- Task objective
Reproduce every line of the listing as written, apart from the pictures.

- Data lines
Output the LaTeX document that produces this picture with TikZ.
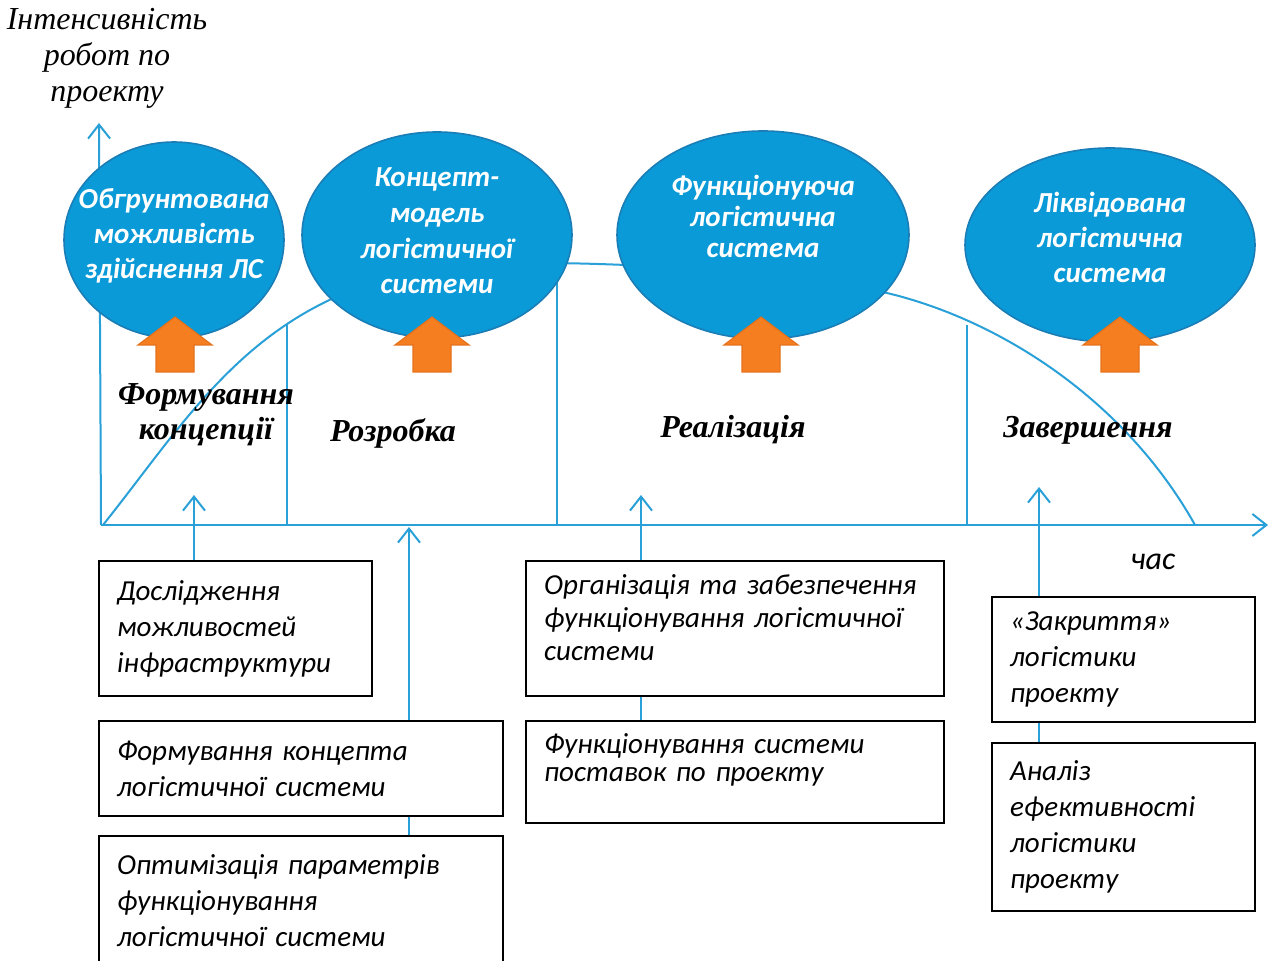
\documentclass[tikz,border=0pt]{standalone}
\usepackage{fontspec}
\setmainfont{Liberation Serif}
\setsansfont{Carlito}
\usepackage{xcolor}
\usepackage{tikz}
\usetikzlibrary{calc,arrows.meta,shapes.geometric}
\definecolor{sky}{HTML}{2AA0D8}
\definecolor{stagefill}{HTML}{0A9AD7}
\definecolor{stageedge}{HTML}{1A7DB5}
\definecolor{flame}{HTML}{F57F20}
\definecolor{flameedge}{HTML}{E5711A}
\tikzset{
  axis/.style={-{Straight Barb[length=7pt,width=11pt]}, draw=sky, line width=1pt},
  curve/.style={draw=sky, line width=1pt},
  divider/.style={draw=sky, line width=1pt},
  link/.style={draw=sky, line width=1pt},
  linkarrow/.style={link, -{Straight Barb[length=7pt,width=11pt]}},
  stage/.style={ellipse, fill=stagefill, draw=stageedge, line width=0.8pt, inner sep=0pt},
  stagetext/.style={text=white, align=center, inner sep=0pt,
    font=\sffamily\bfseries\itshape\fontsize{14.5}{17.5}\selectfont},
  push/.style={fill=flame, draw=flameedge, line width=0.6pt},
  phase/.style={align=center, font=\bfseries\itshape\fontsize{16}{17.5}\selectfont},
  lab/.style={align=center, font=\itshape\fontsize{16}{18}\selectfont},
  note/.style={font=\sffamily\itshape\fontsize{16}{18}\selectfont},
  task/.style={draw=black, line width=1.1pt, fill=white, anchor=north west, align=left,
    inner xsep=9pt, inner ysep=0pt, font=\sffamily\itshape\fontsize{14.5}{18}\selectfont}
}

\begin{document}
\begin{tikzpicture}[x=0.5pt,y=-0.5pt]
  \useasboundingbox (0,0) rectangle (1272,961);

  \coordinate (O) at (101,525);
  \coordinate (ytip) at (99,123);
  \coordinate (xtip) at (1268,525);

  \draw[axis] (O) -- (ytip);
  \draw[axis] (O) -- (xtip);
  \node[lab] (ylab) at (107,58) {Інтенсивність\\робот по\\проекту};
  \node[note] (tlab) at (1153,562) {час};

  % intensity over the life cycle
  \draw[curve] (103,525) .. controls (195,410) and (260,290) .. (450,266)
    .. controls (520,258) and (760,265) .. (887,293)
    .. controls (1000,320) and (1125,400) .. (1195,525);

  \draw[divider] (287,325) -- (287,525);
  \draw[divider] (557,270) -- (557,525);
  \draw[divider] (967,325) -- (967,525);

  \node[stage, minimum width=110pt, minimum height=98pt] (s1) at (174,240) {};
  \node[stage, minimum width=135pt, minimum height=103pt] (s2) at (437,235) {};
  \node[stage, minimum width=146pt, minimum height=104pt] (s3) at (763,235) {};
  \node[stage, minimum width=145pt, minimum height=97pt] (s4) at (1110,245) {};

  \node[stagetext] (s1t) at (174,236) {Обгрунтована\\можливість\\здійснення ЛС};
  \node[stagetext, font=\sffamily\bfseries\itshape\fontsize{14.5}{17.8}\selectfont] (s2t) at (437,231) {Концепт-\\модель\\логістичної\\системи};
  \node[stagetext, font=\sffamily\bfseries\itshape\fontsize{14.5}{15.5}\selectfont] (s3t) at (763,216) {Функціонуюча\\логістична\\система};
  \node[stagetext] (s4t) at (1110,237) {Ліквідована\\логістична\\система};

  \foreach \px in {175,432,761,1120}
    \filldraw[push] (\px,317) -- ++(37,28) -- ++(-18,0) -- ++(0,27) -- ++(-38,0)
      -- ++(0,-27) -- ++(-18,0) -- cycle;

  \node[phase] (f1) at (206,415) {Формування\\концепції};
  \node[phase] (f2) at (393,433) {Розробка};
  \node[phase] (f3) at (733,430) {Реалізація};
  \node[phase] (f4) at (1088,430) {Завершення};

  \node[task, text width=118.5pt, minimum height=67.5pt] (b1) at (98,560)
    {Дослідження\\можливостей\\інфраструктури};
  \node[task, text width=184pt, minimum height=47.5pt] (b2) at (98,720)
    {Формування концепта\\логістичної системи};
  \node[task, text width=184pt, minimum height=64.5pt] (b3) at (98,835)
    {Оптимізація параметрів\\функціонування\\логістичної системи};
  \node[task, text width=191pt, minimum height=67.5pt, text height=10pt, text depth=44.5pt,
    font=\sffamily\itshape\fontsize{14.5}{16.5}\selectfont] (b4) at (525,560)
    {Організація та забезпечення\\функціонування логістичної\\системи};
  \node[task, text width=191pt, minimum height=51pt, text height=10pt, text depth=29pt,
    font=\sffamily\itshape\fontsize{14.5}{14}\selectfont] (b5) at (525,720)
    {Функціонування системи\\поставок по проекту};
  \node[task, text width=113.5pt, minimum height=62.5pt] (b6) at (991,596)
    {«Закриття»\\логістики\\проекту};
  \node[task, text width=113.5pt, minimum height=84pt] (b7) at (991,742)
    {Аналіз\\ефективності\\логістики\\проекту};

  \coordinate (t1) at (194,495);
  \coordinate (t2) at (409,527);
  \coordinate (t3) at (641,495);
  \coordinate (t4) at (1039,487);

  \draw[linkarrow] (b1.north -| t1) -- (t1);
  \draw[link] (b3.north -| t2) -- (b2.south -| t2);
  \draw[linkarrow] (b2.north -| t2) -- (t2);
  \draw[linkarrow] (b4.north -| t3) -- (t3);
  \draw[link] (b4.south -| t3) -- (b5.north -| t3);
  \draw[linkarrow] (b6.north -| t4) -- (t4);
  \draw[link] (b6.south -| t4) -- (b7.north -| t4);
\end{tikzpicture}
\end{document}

- Exercise response
Output the LaTeX document that produces this picture with TikZ.
\documentclass[tikz,border=0pt]{standalone}
\usepackage{fontspec}
\setmainfont{Liberation Serif}
\setsansfont{Carlito}
\usepackage{xcolor}
\usepackage{tikz}
\usetikzlibrary{calc,arrows.meta,shapes.geometric}
\definecolor{sky}{HTML}{2AA0D8}
\definecolor{stagefill}{HTML}{0A9AD7}
\definecolor{stageedge}{HTML}{1A7DB5}
\definecolor{flame}{HTML}{F57F20}
\definecolor{flameedge}{HTML}{E5711A}
\tikzset{
  axis/.style={-{Straight Barb[length=7pt,width=11pt]}, draw=sky, line width=1pt},
  curve/.style={draw=sky, line width=1pt},
  divider/.style={draw=sky, line width=1pt},
  link/.style={draw=sky, line width=1pt},
  linkarrow/.style={link, -{Straight Barb[length=7pt,width=11pt]}},
  stage/.style={ellipse, fill=stagefill, draw=stageedge, line width=0.8pt, inner sep=0pt},
  stagetext/.style={text=white, align=center, inner sep=0pt,
    font=\sffamily\bfseries\itshape\fontsize{14.5}{17.5}\selectfont},
  push/.style={fill=flame, draw=flameedge, line width=0.6pt},
  phase/.style={align=center, font=\bfseries\itshape\fontsize{16}{17.5}\selectfont},
  lab/.style={align=center, font=\itshape\fontsize{16}{18}\selectfont},
  note/.style={font=\sffamily\itshape\fontsize{16}{18}\selectfont},
  task/.style={draw=black, line width=1.1pt, fill=white, anchor=north west, align=left,
    inner xsep=9pt, inner ysep=0pt, font=\sffamily\itshape\fontsize{14.5}{18}\selectfont}
}

\begin{document}
\begin{tikzpicture}[x=0.5pt,y=-0.5pt]
  \useasboundingbox (0,0) rectangle (1272,961);

  \coordinate (O) at (101,525);
  \coordinate (ytip) at (99,123);
  \coordinate (xtip) at (1268,525);

  \draw[axis] (O) -- (ytip);
  \draw[axis] (O) -- (xtip);
  \node[lab] (ylab) at (107,58) {Інтенсивність\\робот по\\проекту};
  \node[note] (tlab) at (1153,562) {час};

  % intensity over the life cycle
  \draw[curve] (103,525) .. controls (195,410) and (260,290) .. (450,266)
    .. controls (520,258) and (760,265) .. (887,293)
    .. controls (1000,320) and (1125,400) .. (1195,525);

  \draw[divider] (287,325) -- (287,525);
  \draw[divider] (557,270) -- (557,525);
  \draw[divider] (967,325) -- (967,525);

  \node[stage, minimum width=110pt, minimum height=98pt] (s1) at (174,240) {};
  \node[stage, minimum width=135pt, minimum height=103pt] (s2) at (437,235) {};
  \node[stage, minimum width=146pt, minimum height=104pt] (s3) at (763,235) {};
  \node[stage, minimum width=145pt, minimum height=97pt] (s4) at (1110,245) {};

  \node[stagetext] (s1t) at (174,236) {Обгрунтована\\можливість\\здійснення ЛС};
  \node[stagetext, font=\sffamily\bfseries\itshape\fontsize{14.5}{17.8}\selectfont] (s2t) at (437,231) {Концепт-\\модель\\логістичної\\системи};
  \node[stagetext, font=\sffamily\bfseries\itshape\fontsize{14.5}{15.5}\selectfont] (s3t) at (763,216) {Функціонуюча\\логістична\\система};
  \node[stagetext] (s4t) at (1110,237) {Ліквідована\\логістична\\система};

  \foreach \px in {175,432,761,1120}
    \filldraw[push] (\px,317) -- ++(37,28) -- ++(-18,0) -- ++(0,27) -- ++(-38,0)
      -- ++(0,-27) -- ++(-18,0) -- cycle;

  \node[phase] (f1) at (206,415) {Формування\\концепції};
  \node[phase] (f2) at (393,433) {Розробка};
  \node[phase] (f3) at (733,430) {Реалізація};
  \node[phase] (f4) at (1088,430) {Завершення};

  \node[task, text width=118.5pt, minimum height=67.5pt] (b1) at (98,560)
    {Дослідження\\можливостей\\інфраструктури};
  \node[task, text width=184pt, minimum height=47.5pt] (b2) at (98,720)
    {Формування концепта\\логістичної системи};
  \node[task, text width=184pt, minimum height=64.5pt] (b3) at (98,835)
    {Оптимізація параметрів\\функціонування\\логістичної системи};
  \node[task, text width=191pt, minimum height=67.5pt, text height=10pt, text depth=44.5pt,
    font=\sffamily\itshape\fontsize{14.5}{16.5}\selectfont] (b4) at (525,560)
    {Організація та забезпечення\\функціонування логістичної\\системи};
  \node[task, text width=191pt, minimum height=51pt, text height=10pt, text depth=29pt,
    font=\sffamily\itshape\fontsize{14.5}{14}\selectfont] (b5) at (525,720)
    {Функціонування системи\\поставок по проекту};
  \node[task, text width=113.5pt, minimum height=62.5pt] (b6) at (991,596)
    {«Закриття»\\логістики\\проекту};
  \node[task, text width=113.5pt, minimum height=84pt] (b7) at (991,742)
    {Аналіз\\ефективності\\логістики\\проекту};

  \coordinate (t1) at (194,495);
  \coordinate (t2) at (409,527);
  \coordinate (t3) at (641,495);
  \coordinate (t4) at (1039,487);

  \draw[linkarrow] (b1.north -| t1) -- (t1);
  \draw[link] (b3.north -| t2) -- (b2.south -| t2);
  \draw[linkarrow] (b2.north -| t2) -- (t2);
  \draw[linkarrow] (b4.north -| t3) -- (t3);
  \draw[link] (b4.south -| t3) -- (b5.north -| t3);
  \draw[linkarrow] (b6.north -| t4) -- (t4);
  \draw[link] (b6.south -| t4) -- (b7.north -| t4);
\end{tikzpicture}
\end{document}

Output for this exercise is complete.